The Smallest Cell Phone Picture

Mobile phones are the photography tool for most of us, but they are a blunt tool. If you love astrophotography, you buy a DSLR and a lens adapter. Infrared photography needs camera surgery or a special unit. If you want to look closer to home, you may have a microscope with a CCD. Your pocket computer is not manufactured for microscopy, but that does not mean it cannot be convinced. Most of us have held our lens up to the eyepiece of some binoculars or a microscope, and it sort of works, but it is far from perfect. [Benedict Diederich] and a team are proving that we can get darn beautiful images with a microscope, a phone holder, and some purpose-built software on an Android phone with their cellSTORM.

The trick to getting useful images is to compare a series of pictures and figure out which pixels matter and which ones are noisy. Imagine someone shows you grainy nighttime footage from an outdoor security camera.

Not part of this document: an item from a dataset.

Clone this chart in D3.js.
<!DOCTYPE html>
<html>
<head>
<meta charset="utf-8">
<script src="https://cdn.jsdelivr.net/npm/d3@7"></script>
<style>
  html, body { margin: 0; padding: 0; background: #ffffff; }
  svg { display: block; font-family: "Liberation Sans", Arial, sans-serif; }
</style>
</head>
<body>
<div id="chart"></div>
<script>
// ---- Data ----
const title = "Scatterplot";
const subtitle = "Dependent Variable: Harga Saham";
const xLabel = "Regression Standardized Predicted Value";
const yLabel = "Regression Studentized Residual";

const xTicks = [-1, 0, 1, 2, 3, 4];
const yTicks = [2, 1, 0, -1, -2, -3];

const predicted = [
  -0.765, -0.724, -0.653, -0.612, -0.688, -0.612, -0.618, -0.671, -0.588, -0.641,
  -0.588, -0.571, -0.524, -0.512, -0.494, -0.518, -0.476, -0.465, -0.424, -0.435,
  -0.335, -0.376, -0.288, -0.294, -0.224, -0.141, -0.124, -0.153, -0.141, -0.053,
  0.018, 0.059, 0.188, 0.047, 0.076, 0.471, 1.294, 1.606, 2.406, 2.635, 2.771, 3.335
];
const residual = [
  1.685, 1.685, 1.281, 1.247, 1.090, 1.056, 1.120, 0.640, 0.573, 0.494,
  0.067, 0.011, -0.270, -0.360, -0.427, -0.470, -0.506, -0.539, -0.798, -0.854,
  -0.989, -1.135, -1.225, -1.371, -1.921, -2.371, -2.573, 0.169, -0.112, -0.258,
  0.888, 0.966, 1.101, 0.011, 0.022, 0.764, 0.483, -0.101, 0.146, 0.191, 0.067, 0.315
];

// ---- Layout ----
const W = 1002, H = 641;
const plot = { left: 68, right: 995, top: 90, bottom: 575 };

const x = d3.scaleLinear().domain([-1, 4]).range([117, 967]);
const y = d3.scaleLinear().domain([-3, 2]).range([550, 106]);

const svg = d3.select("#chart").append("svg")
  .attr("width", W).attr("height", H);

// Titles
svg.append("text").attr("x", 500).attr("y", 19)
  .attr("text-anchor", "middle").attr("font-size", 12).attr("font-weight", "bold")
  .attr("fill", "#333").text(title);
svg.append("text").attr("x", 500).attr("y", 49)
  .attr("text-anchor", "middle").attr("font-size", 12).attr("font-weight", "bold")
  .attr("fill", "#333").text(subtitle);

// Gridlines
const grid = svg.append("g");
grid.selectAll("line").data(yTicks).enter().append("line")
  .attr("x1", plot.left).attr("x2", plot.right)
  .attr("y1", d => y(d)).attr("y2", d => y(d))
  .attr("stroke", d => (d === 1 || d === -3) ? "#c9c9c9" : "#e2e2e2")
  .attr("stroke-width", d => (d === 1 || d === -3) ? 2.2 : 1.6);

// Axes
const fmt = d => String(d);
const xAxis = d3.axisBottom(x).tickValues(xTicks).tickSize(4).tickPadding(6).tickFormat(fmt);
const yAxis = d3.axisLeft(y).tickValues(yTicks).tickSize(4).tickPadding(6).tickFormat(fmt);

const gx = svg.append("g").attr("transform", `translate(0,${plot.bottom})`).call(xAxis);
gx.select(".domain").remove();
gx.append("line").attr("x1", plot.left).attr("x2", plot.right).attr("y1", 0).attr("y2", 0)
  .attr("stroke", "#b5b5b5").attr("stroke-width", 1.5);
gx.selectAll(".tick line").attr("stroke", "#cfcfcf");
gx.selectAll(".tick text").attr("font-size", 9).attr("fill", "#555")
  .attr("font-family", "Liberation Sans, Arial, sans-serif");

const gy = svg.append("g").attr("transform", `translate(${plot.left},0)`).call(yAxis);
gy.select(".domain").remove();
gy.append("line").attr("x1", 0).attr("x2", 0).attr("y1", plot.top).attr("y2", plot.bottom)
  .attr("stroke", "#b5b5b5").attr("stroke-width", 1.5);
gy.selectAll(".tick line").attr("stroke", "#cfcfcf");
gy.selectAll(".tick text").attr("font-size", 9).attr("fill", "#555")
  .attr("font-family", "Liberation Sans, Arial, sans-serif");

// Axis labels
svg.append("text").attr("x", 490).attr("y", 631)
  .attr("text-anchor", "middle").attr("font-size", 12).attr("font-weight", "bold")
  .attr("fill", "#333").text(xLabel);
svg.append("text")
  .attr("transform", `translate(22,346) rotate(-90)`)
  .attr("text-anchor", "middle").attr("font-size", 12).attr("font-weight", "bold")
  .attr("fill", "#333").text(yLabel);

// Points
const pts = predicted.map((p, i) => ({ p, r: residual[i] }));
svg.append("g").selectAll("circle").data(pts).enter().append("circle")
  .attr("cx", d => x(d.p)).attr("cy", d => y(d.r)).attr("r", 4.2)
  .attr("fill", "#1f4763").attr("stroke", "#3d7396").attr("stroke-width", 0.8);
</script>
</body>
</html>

When you pause, it looks like hot garbage, and you can’t tell the difference between a patio chair and a shrubbery. As it plays, the noisy pixels bounce around, and you figure out you’re looking at a spruce bush, and that is roughly how the software parses out a crisp image. At the cost of frame rate, you get clarity, which is why you need a phone holder. Some of their tests took minutes, so astrophotography might not fare as well.

We love high-resolution pictures of tiny things and that isn’t going to change anytime soon.

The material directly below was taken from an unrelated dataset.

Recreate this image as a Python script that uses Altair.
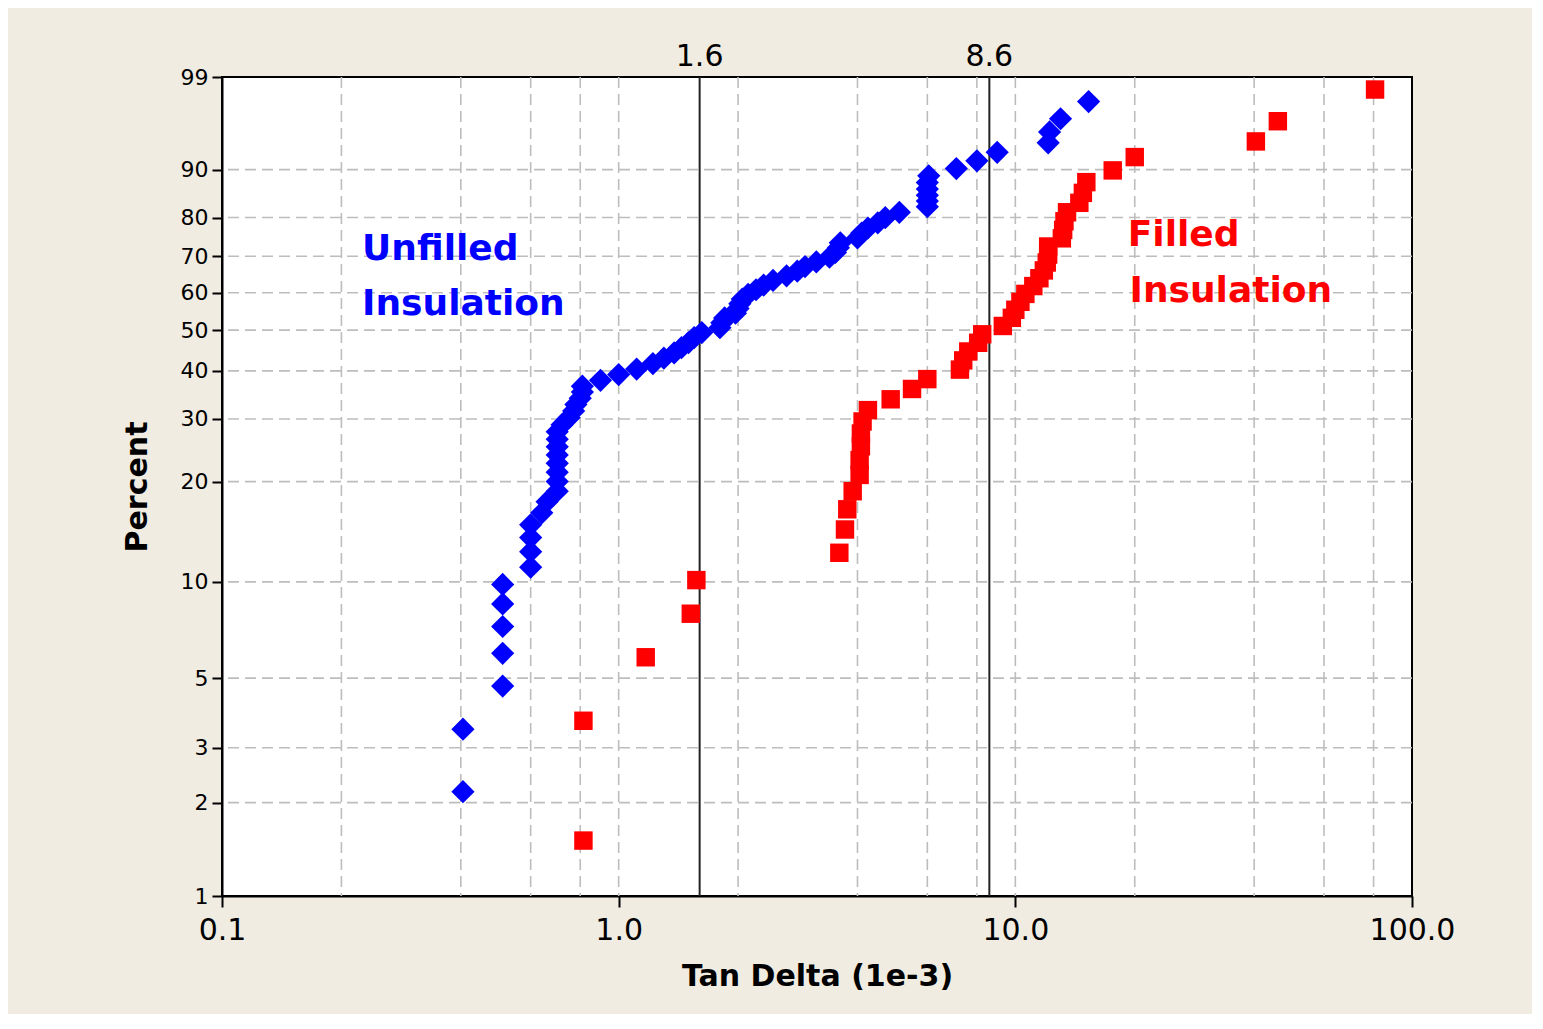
import math
import altair as alt
import pandas as pd

# ---------------- data ----------------
blue_tan = [0.405, 0.405,
            0.51, 0.51, 0.51, 0.51, 0.51,
            0.60, 0.60, 0.60, 0.60,
            0.64, 0.66,
            0.70, 0.70, 0.70, 0.70, 0.70, 0.70, 0.70, 0.70,
            0.72, 0.75, 0.77, 0.78, 0.80, 0.81, 0.81, 0.90,
            1.00, 1.11, 1.22, 1.30, 1.38, 1.44, 1.50, 1.55, 1.62,
            1.80, 1.82, 1.85, 1.97, 2.00, 2.02, 2.05, 2.12, 2.22, 2.32,
            2.45, 2.65, 2.82, 2.95, 3.15, 3.40, 3.52, 3.58, 3.62,
            4.00, 4.10, 4.25, 4.50, 4.70, 5.10,
            6.00, 6.00, 6.00, 6.00, 6.00, 6.05,
            7.10, 8.00, 9.00, 12.1, 12.2, 13.0, 15.3]
blue_pct = [2.17, 3.44, 4.72, 5.99, 7.27, 8.55, 9.82, 11.10, 12.37, 13.65,
            14.92, 16.20, 17.47, 18.75, 20.03, 21.30, 22.58, 23.85, 25.13, 26.40,
            27.68, 28.95, 30.23, 31.51, 32.78, 34.06, 35.33, 36.61, 37.88, 39.16,
            40.43, 41.71, 42.98, 44.26, 45.54, 46.81, 48.09, 49.36, 50.64, 51.91,
            53.19, 54.46, 55.74, 57.02, 58.29, 59.57, 60.84, 62.12, 63.39, 64.67,
            65.94, 67.22, 68.49, 69.77, 71.05, 72.32, 73.60, 74.87, 76.15, 77.42,
            78.70, 79.97, 81.25, 82.53, 83.80, 85.08, 86.35, 87.63, 88.90, 90.18,
            91.45, 92.73, 94.01, 95.28, 96.56, 97.83]

red_tan = [0.815, 0.815, 1.17, 1.52, 1.57,
           3.60, 3.72, 3.77, 3.89,
           4.05, 4.05, 4.08, 4.08, 4.12, 4.25,
           4.85, 5.49, 6.00,
           7.25, 7.39, 7.61, 8.06, 8.25,
           9.30, 9.80, 10.0, 10.3, 10.6,
           11.1, 11.5, 11.8, 12.0, 12.1, 12.1,
           13.1, 13.2, 13.3, 13.5,
           14.5, 14.8, 15.1,
           17.6, 20.0,
           40.4, 45.9, 80.7]
red_pct = [1.51, 3.66, 5.82, 7.97, 10.13, 12.28, 14.44, 16.59, 18.75, 20.91,
           23.06, 25.22, 27.37, 29.53, 31.68, 33.84, 36.00, 38.15, 40.30, 42.46,
           44.61, 46.77, 48.92, 51.08, 53.23, 55.39, 57.54, 59.70, 61.85, 64.01,
           66.16, 68.32, 70.47, 72.63, 74.78, 76.94, 79.09, 81.25, 83.41, 85.56,
           87.72, 89.87, 92.03, 94.18, 96.34, 98.49]

ref_lines = [1.6, 8.6]
x_ticks = [0.1, 1, 10, 100]
x_grid = [0.2, 0.4, 0.6, 0.8, 1, 2, 4, 6, 8, 10, 20, 40, 60, 80]
y_ticks = [1, 2, 3, 5, 10, 20, 30, 40, 50, 60, 70, 80, 90, 99]
y_grid = [2, 3, 5, 10, 20, 30, 40, 50, 60, 70, 80, 90]

ann_text = ["Unfilled", "Insulation", "Filled", "Insulation"]
ann_tan = [0.2255, 0.2255, 19.2, 19.4]
ann_pct = [69.0, 54.0, 72.8, 57.5]
ann_color = ["blue", "blue", "red", "red"]

# ---------------- helpers ----------------
def wb(p):
    return math.log(-math.log(1.0 - p / 100.0))

WB = "log(-log(1 - datum.pct / 100))"
FONT = "DejaVu Sans"

blue_df = pd.DataFrame({"tan": blue_tan, "pct": blue_pct})
red_df = pd.DataFrame({"tan": red_tan, "pct": red_pct})
xgrid_df = pd.DataFrame({"tan": x_grid})
ygrid_df = pd.DataFrame({"pct": y_grid})
ref_df = pd.DataFrame({"tan": ref_lines, "label": [str(v) for v in ref_lines]})
ann_df = pd.DataFrame({"text": ann_text, "tan": ann_tan, "pct": ann_pct, "color": ann_color})

x_scale = alt.Scale(type="log", domain=[0.1, 100], nice=False)
y_scale = alt.Scale(domain=[wb(1), wb(99)], nice=False, zero=False)

x_axis = alt.Axis(values=x_ticks, format=".1f", grid=False,
                  labelFont=FONT, labelFontSize=30, labelColor="black",
                  labelPadding=8, labelFlush=False, labelOverlap=False,
                  tickColor="black", tickWidth=2, tickSize=11,
                  domainColor="black", domainWidth=2,
                  title="Tan Delta (1e-3)", titleFont=FONT, titleFontSize=30,
                  titleFontWeight="bold", titleColor="black", titlePadding=16)
y_axis = alt.Axis(values=[wb(p) for p in y_ticks],
                  labelExpr="format((1 - exp(-exp(datum.value))) * 100, '.0f')",
                  grid=False, labelFont=FONT, labelFontSize=22, labelColor="black",
                  labelPadding=4, labelOverlap=False, labelFlush=False,
                  tickColor="black", tickWidth=2, tickSize=10,
                  domainColor="black", domainWidth=2,
                  title="Percent", titleFont=FONT, titleFontSize=30,
                  titleFontWeight="bold", titleColor="black", titlePadding=28)

X = alt.X("tan:Q", scale=x_scale, axis=x_axis)
Y = alt.Y("wy:Q", scale=y_scale, axis=y_axis)

grid_style = dict(color="#BDBDBD", strokeWidth=1.6, strokeDash=[11, 6])

xgrid = alt.Chart(xgrid_df).mark_rule(**grid_style).encode(x=X)
ygrid = alt.Chart(ygrid_df).transform_calculate(wy=WB).mark_rule(**grid_style).encode(y=Y)

refs = alt.Chart(ref_df).mark_rule(color="#222222", strokeWidth=2).encode(x=X)
ref_txt = alt.Chart(ref_df).mark_text(
    font=FONT, fontSize=30, color="black", align="center", baseline="alphabetic"
).encode(x=X, y=alt.value(-11), text="label:N")

blue = alt.Chart(blue_df).transform_calculate(wy=WB).mark_point(
    shape="diamond", filled=True, size=540, color="#0000FF", opacity=1, strokeWidth=0
).encode(x=X, y=Y)

red = alt.Chart(red_df).transform_calculate(wy=WB).mark_square(
    size=340, color="#FF0000", opacity=1, strokeWidth=0
).encode(x=X, y=Y)

ann = alt.Chart(ann_df).transform_calculate(wy=WB).mark_text(
    font=FONT, fontSize=36, fontWeight="bold", align="left", baseline="alphabetic"
).encode(x=X, y=Y, text="text:N", color=alt.Color("color:N", scale=None))

chart = alt.layer(xgrid, ygrid, refs, ref_txt, blue, red, ann).properties(
    width=1190, height=819,
    padding={"left": 214, "top": 69, "right": 120, "bottom": 118},
    autosize=alt.AutoSizeParams(type="none"),
    background="#F0ECE2",
).configure_view(fill="white", stroke="black", strokeWidth=2)

chart.save("out.html", embed_options={"renderer": "svg", "actions": False})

Thank you [Dr. Nicolás De Francesco] for the tip.

14 thoughts on “The Smallest Cell Phone Picture

    1. >While the size of the new virus is currently unknown, human coronaviruses are generally about 125 nanometers, so there’s reason to believe this coronavirus follows suit.

      You’ll need a “light” source below 120nm before you can resolve it.

      FYI: visual spectrum 380 – 750nm

          1. Have to remember that resolve != detect. Benefit of fluorescence microscopy is that if the thing you want to see is the only thing labeled in that spectral band and those are isolated from one another, it is straightforward to see (ie detect) individual particles down to single molecules. This is how STORM works in the first place, where the item being detected is a single organic dye molecule at a time.

            Tagging a virus with one or more dye molecules renders it visible. Without any other confounding signal, it is absolutely possible to see individual viruses with this or similar fluorescence microscopy techniques.

  1. If you love astrophotography you buy a cooled monochrome camera and a filter wheel. You can use dslr but there is a whole lot more noise because the sensors get hot during long exposures.

  2. You haven’t understood how STORM imaging works. I’m afraid you don’t “figure out which pixels matter and which ones are noisy.” The trick is to ensure that most of the fluorescent molecules are not fluorescing at all. The molecules that emit at all are then isolated enough to be localised to very high precision, much higher than the resolution of the microscope. You then take thousands of images each with a different set of molecules active and assemble a final image from all of the localisations you measure.

    This wont work on my your average USB microscope as a) it wont do fluorescence, b) even if it did it wouldn’t have enough illumination power to do STORM, c) it doesn’t have enough sensitivity to pick up the fluorescence emission from a single molecule and d) its doesn’t have enough resolution either. Notice this group connect their cell phone camera to a real research microscope, a Zeiss axiovert. Notice as well that their other camera is a £15,000 EMCCD camera, more usually used for these types of experiment.

  3. Hey, fun to see our work on hackaday. There will be a second cellSTORM omitting the ZEISS axiovert entirely. Keeping everything in a “USB-webcam microscop-ish” fashion (at least <1000€) to detect – wait for it – corona virus. Should be available as a preprint soon!